Transcribe the listing exactly, leaving out every picture.

▼

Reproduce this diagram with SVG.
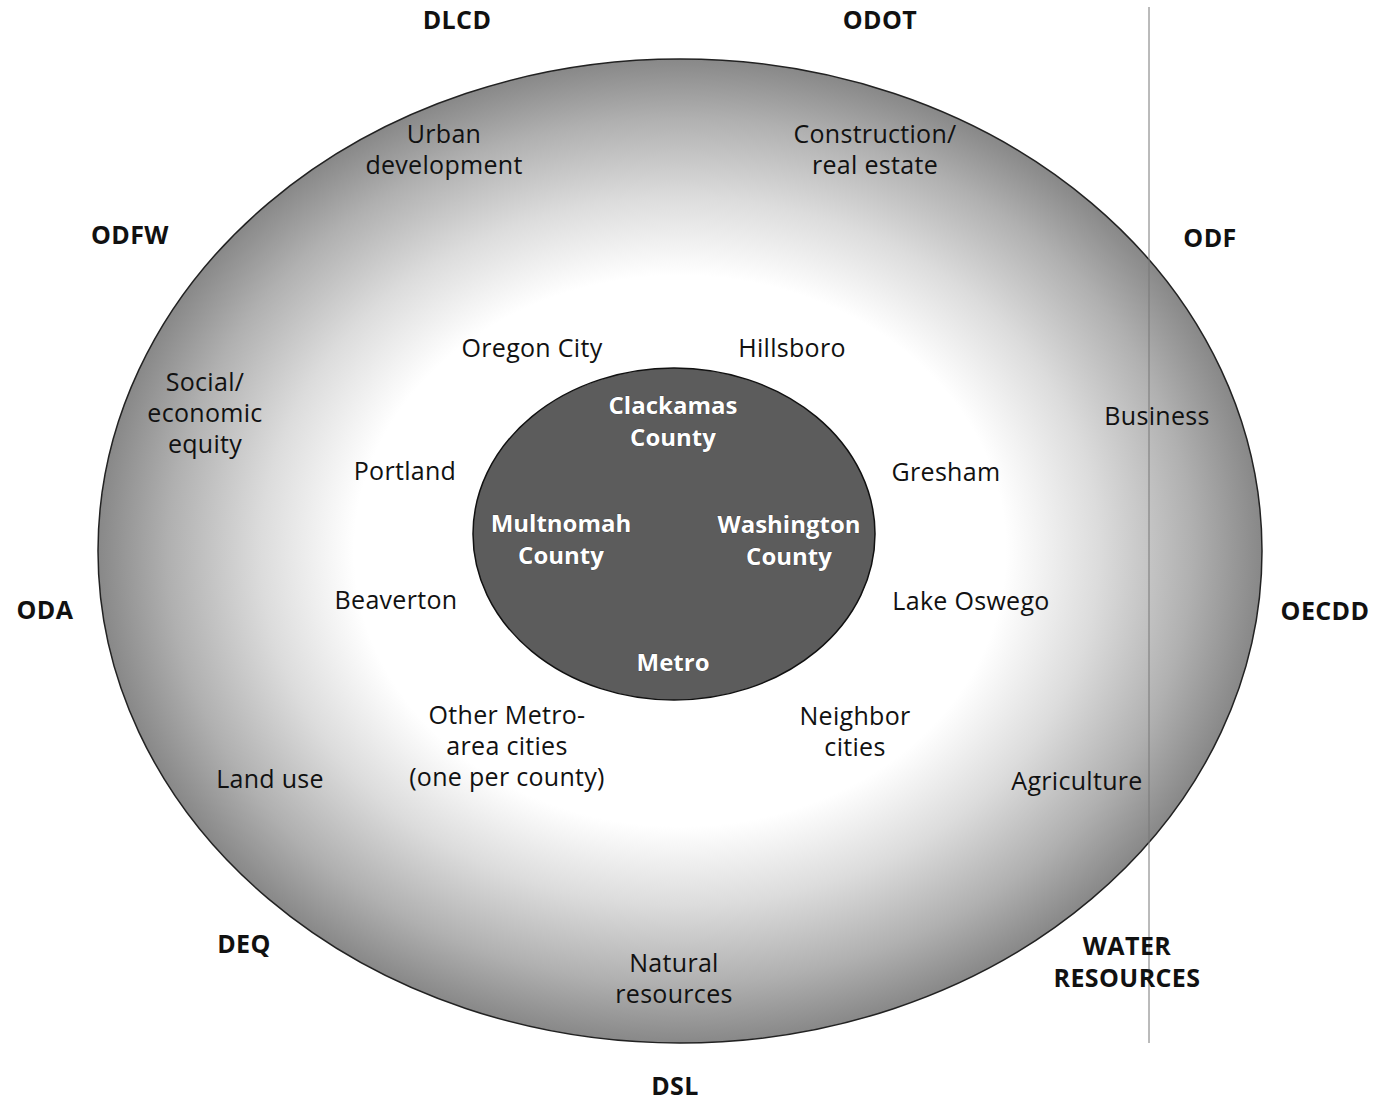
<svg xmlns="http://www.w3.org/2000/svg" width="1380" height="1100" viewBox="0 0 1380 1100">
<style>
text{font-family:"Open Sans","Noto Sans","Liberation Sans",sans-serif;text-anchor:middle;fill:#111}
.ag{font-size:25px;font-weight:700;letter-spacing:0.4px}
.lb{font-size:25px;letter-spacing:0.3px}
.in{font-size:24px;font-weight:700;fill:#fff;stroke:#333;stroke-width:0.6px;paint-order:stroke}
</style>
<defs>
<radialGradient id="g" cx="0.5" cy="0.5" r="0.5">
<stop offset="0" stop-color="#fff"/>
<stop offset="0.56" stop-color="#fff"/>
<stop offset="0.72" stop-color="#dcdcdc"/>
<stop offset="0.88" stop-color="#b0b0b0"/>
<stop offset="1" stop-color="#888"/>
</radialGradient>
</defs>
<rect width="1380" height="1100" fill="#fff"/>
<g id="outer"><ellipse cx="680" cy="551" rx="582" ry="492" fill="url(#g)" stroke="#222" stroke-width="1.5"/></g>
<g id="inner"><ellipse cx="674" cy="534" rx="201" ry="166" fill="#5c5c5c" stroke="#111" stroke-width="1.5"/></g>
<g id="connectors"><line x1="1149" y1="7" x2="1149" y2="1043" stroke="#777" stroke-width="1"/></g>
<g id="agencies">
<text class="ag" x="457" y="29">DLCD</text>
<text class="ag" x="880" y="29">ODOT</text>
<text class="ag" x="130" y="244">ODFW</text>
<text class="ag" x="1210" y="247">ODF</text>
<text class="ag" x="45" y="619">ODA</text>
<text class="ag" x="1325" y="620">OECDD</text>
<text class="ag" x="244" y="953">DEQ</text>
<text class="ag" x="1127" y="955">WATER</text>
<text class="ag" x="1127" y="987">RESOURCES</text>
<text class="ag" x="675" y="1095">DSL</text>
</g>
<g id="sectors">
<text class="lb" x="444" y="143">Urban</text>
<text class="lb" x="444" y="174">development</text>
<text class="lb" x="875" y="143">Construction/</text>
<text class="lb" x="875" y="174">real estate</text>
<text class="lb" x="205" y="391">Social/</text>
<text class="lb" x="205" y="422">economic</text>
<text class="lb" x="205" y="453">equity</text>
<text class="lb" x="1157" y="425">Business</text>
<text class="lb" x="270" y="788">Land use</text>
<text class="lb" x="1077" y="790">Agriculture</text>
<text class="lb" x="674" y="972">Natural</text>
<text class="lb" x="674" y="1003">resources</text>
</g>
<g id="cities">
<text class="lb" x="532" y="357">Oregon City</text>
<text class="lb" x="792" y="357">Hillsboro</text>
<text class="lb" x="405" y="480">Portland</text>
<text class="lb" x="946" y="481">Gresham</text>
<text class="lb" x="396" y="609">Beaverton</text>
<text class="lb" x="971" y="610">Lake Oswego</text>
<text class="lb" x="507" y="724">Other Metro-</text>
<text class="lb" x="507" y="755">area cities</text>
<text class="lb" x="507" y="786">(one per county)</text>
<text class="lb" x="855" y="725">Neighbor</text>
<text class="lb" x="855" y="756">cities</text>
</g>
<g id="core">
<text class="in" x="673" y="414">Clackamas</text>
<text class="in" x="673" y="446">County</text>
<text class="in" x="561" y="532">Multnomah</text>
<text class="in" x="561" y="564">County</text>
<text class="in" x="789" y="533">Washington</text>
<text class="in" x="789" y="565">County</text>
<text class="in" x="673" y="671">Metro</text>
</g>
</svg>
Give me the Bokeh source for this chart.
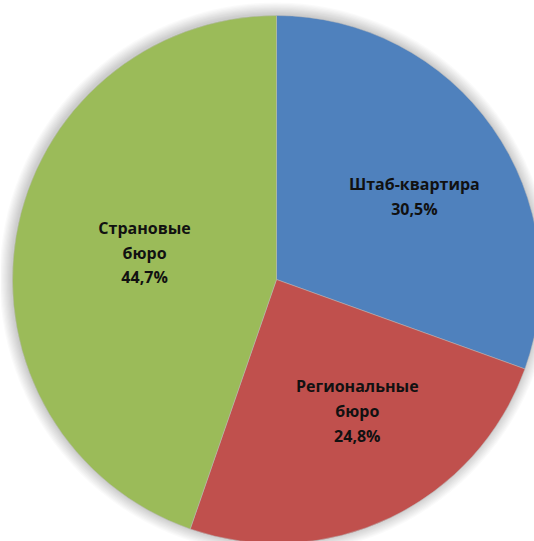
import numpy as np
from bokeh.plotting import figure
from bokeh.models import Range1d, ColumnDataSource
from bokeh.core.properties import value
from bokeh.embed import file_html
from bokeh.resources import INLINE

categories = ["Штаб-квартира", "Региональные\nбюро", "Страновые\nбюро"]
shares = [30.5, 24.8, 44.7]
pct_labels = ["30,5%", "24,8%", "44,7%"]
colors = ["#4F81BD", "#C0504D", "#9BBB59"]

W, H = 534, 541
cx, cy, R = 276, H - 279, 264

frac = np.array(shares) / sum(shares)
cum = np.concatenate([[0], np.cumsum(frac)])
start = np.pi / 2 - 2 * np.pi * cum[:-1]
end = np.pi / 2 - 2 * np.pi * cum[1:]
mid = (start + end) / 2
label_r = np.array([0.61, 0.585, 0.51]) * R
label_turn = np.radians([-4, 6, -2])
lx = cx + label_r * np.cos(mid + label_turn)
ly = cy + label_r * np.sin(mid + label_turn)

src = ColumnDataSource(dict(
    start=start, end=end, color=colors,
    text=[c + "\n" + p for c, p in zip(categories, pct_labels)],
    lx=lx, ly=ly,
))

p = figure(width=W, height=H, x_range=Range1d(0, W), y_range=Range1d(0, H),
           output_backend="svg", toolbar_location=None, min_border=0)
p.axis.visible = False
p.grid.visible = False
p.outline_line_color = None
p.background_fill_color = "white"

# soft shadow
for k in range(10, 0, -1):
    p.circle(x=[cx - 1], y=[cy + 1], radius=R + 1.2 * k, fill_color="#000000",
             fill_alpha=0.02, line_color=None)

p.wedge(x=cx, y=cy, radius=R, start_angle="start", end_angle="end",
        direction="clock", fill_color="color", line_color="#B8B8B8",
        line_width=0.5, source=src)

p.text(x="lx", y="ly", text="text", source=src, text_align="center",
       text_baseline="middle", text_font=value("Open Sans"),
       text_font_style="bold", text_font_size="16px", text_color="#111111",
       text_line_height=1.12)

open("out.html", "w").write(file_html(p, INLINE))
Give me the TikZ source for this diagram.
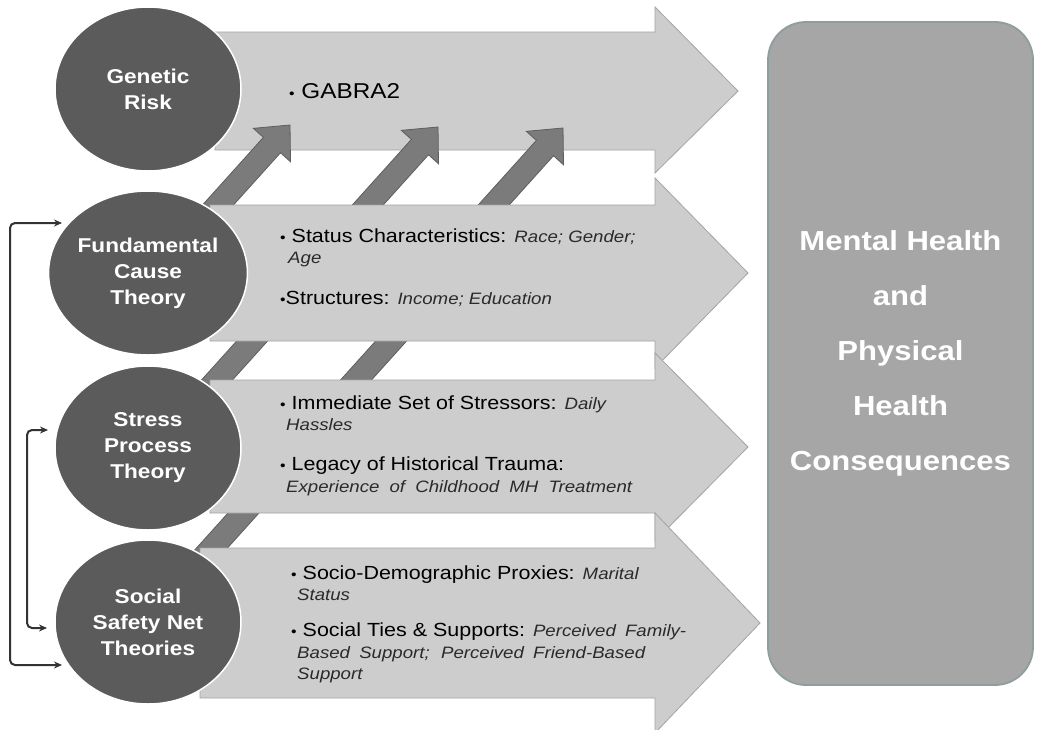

▲

**ANSWER:**
Reproduce this diagram with SVG.
<svg xmlns="http://www.w3.org/2000/svg" width="1380" height="1100" viewBox="0 0 1380 1100">
<style>
text{font-family:"Open Sans","Noto Sans","Liberation Sans",sans-serif;text-anchor:middle;fill:#111}
.ag{font-size:25px;font-weight:700;letter-spacing:0.4px}
.lb{font-size:25px;letter-spacing:0.3px}
.in{font-size:24px;font-weight:700;fill:#fff;stroke:#333;stroke-width:0.6px;paint-order:stroke}
</style>
<defs>
<radialGradient id="g" cx="0.5" cy="0.5" r="0.5">
<stop offset="0" stop-color="#fff"/>
<stop offset="0.56" stop-color="#fff"/>
<stop offset="0.72" stop-color="#dcdcdc"/>
<stop offset="0.88" stop-color="#b0b0b0"/>
<stop offset="1" stop-color="#888"/>
</radialGradient>
</defs>
<rect width="1380" height="1100" fill="#fff"/>
<g id="outer"><ellipse cx="680" cy="551" rx="582" ry="492" fill="url(#g)" stroke="#222" stroke-width="1.5"/></g>
<g id="inner"><ellipse cx="674" cy="534" rx="201" ry="166" fill="#5c5c5c" stroke="#111" stroke-width="1.5"/></g>
<g id="connectors"><line x1="1149" y1="7" x2="1149" y2="1043" stroke="#777" stroke-width="1"/></g>
<g id="agencies">
<text class="ag" x="457" y="29">DLCD</text>
<text class="ag" x="880" y="29">ODOT</text>
<text class="ag" x="130" y="244">ODFW</text>
<text class="ag" x="1210" y="247">ODF</text>
<text class="ag" x="45" y="619">ODA</text>
<text class="ag" x="1325" y="620">OECDD</text>
<text class="ag" x="244" y="953">DEQ</text>
<text class="ag" x="1127" y="955">WATER</text>
<text class="ag" x="1127" y="987">RESOURCES</text>
<text class="ag" x="675" y="1095">DSL</text>
</g>
<g id="sectors">
<text class="lb" x="444" y="143">Urban</text>
<text class="lb" x="444" y="174">development</text>
<text class="lb" x="875" y="143">Construction/</text>
<text class="lb" x="875" y="174">real estate</text>
<text class="lb" x="205" y="391">Social/</text>
<text class="lb" x="205" y="422">economic</text>
<text class="lb" x="205" y="453">equity</text>
<text class="lb" x="1157" y="425">Business</text>
<text class="lb" x="270" y="788">Land use</text>
<text class="lb" x="1077" y="790">Agriculture</text>
<text class="lb" x="674" y="972">Natural</text>
<text class="lb" x="674" y="1003">resources</text>
</g>
<g id="cities">
<text class="lb" x="532" y="357">Oregon City</text>
<text class="lb" x="792" y="357">Hillsboro</text>
<text class="lb" x="405" y="480">Portland</text>
<text class="lb" x="946" y="481">Gresham</text>
<text class="lb" x="396" y="609">Beaverton</text>
<text class="lb" x="971" y="610">Lake Oswego</text>
<text class="lb" x="507" y="724">Other Metro-</text>
<text class="lb" x="507" y="755">area cities</text>
<text class="lb" x="507" y="786">(one per county)</text>
<text class="lb" x="855" y="725">Neighbor</text>
<text class="lb" x="855" y="756">cities</text>
</g>
<g id="core">
<text class="in" x="673" y="414">Clackamas</text>
<text class="in" x="673" y="446">County</text>
<text class="in" x="561" y="532">Multnomah</text>
<text class="in" x="561" y="564">County</text>
<text class="in" x="789" y="533">Washington</text>
<text class="in" x="789" y="565">County</text>
<text class="in" x="673" y="671">Metro</text>
</g>
</svg>
Give me the Bokeh source for this chart.
import numpy as np
from bokeh.plotting import figure
from bokeh.models import Range1d, ColumnDataSource
from bokeh.core.properties import value
from bokeh.embed import file_html
from bokeh.resources import INLINE

categories = ["Штаб-квартира", "Региональные\nбюро", "Страновые\nбюро"]
shares = [30.5, 24.8, 44.7]
pct_labels = ["30,5%", "24,8%", "44,7%"]
colors = ["#4F81BD", "#C0504D", "#9BBB59"]

W, H = 534, 541
cx, cy, R = 276, H - 279, 264

frac = np.array(shares) / sum(shares)
cum = np.concatenate([[0], np.cumsum(frac)])
start = np.pi / 2 - 2 * np.pi * cum[:-1]
end = np.pi / 2 - 2 * np.pi * cum[1:]
mid = (start + end) / 2
label_r = np.array([0.61, 0.585, 0.51]) * R
label_turn = np.radians([-4, 6, -2])
lx = cx + label_r * np.cos(mid + label_turn)
ly = cy + label_r * np.sin(mid + label_turn)

src = ColumnDataSource(dict(
    start=start, end=end, color=colors,
    text=[c + "\n" + p for c, p in zip(categories, pct_labels)],
    lx=lx, ly=ly,
))

p = figure(width=W, height=H, x_range=Range1d(0, W), y_range=Range1d(0, H),
           output_backend="svg", toolbar_location=None, min_border=0)
p.axis.visible = False
p.grid.visible = False
p.outline_line_color = None
p.background_fill_color = "white"

# soft shadow
for k in range(10, 0, -1):
    p.circle(x=[cx - 1], y=[cy + 1], radius=R + 1.2 * k, fill_color="#000000",
             fill_alpha=0.02, line_color=None)

p.wedge(x=cx, y=cy, radius=R, start_angle="start", end_angle="end",
        direction="clock", fill_color="color", line_color="#B8B8B8",
        line_width=0.5, source=src)

p.text(x="lx", y="ly", text="text", source=src, text_align="center",
       text_baseline="middle", text_font=value("Open Sans"),
       text_font_style="bold", text_font_size="16px", text_color="#111111",
       text_line_height=1.12)

open("out.html", "w").write(file_html(p, INLINE))
Give me the TikZ source for this diagram.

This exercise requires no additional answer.